I have two indelible pictures in my mind – inscribed there not through seeing the exploits myself but through listening at the time with a fearful pride and thereafter hearing eye-witnesses tell their vivid stories of how it happened.
One picture, now grown so large in the imagination that it has taken on the shape of legend, is of Joe Solomon, aiming with ice-cold courage at one stump, throwing down the last Australian wicket in the most famous of all Test matches, the tied Test at Brisbane in December 1960.
No wonder a hardened old veteran of countless cricketing days once said to me: “Yes, I know all our West Indian heroes and I trust their greatness – but, if there was a score to make and my life depended on its making and I had one man to choose to play it the batsman I would choose would be little Joe Solomon with that true, straight aim of his.”
The other picture is of Roy Fredericks in bright sunshine on a lightning fast pitch at Perth in 1976 swivelling on the ball of his right foot to dispatch Thomson and Lillee again and again, hit low for four, lofted high for six, to the legside boundary, his bat seeming to flash in the sun like a sword. Such quick-eyed, sure-footed defiance in the face of fierce and violent bowling has never been matched in cricket’s long and wonderful history.
As I write these lines countless images of great Guyanese cricketers come to mind.

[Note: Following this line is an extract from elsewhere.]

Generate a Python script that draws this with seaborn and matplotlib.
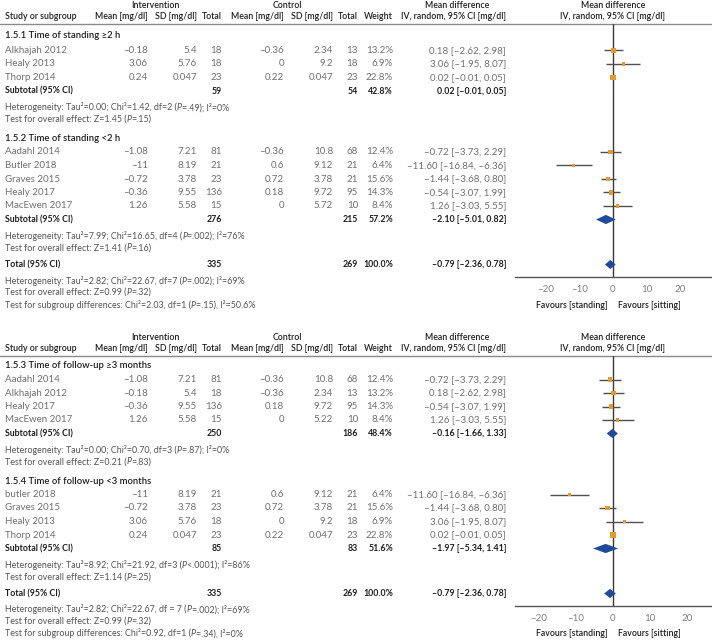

And the first thing that strikes me is that in remembering them, because it is cricket, and because I will always be a West Indian by conviction, I think of them not just as Guyanese but as great West Indians above all – for in cricket, at least, I believe we are all citizens of one country. Thus they are imbedded in a national consciousness which, for once, takes no thought of race, creed, religion, politics or personal belief and seeks no regional distinction.
When I was a boy I had a number of cricketing heroes – the whole Trinidad side, yes, but also for instance Frank Worrell whose elegance and aplomb surpassed even Jeffrey Stollymeyer’s and whose genius and charisma were self-evident.
And there was Robert Christiani of British Guiana. To a group of us schoolboys at Queens Park Oval he seemed the D’Artagnan of batting, his daring and his recklessness appealing greatly to our sense of adventure and rebellion. I followed his career closely and it is he who provides me with my first image of a great Guyanese batsman.
I was in my first year at Cambridge, in 1951, avidly following from a distance the West Indies touring Australia, and one day I read an account of an innings by Christiani which I can recall to this day. I remember it described his batting at the end of one West Indian innings as being “stormy and colourful as a sunset in bad weather.”
What strange, coruscating quality in his batting makes me remember that after so long?
An image in 1956, shortly after I arrived in Guyana to live, emerges certainly as one of the most vivid cricketing memories I possess. Guyana is playing at Bourda and I am watching a young man named Rohan Kanhai for the first time. He did not make many runs – I think under 50 – but so tremendously did the obvious, the special genius of his batting strike me that I have remembered that innings all my life.
He went on, as we all know, to become one of the legendary figures in West Indies cricket. His centuries in both innings of the Fourth Test at Adelaide in 1961 have been acclaimed in the history of the sport as taking the art of batsmanship to peaks of unconstrained brilliance and improvisation never scaled before in Australia.
It was said that grey beards shook their heads in awe and the excitement in the eyes of small boys lasted afterwards for weeks. I wish I had been there. There will never be another like him.
Space is limited. How to capture the flavour of so many unforgettable images over the years? I must give one more. It is of Lance Gibbs bowling against the best Australian batsmen.
In these days when most off-spin bowlers, spoilt by too much limited-over cricket (limited indeed in every sense of the word) bowl flat and fastish middle-and-leg, hoping to contain, it is good to recall and cherish that greatest of all off-spin bowlers, unafraid of being hit, varying flight and direction, pace and curve, toss and turn, trying with infinite guile and biting spin to get the batsmen out, every ball. Remember him, the young and lanky Lance, during the 1960-61 series, how close he came to a hat-trick in the Third Test, getting McKay, Martin, and Grant in four balls – and, astonishingly, how he followed that up by actually achieving a hat-trick in the very next Test.
Most of the images in this short column emerge out of that famous 1960-61 series in Australia. And the image that one returns to again and again, of course, is of Joe Solomon breaking the stumps to tie the Brisbane Test.
Our cricket has since brought forth – and will continue to bring forth – wondrous, indelible deeds and unforgettable heroes. But we cannot expect, and should not want to, experience another such series or another such Test as that incredible Test in Brisbane in December, 1960. Nothing unique can be repeated. And history does not need more than one Thermopylae.
“Their shadows stay not, but their splendour stays.”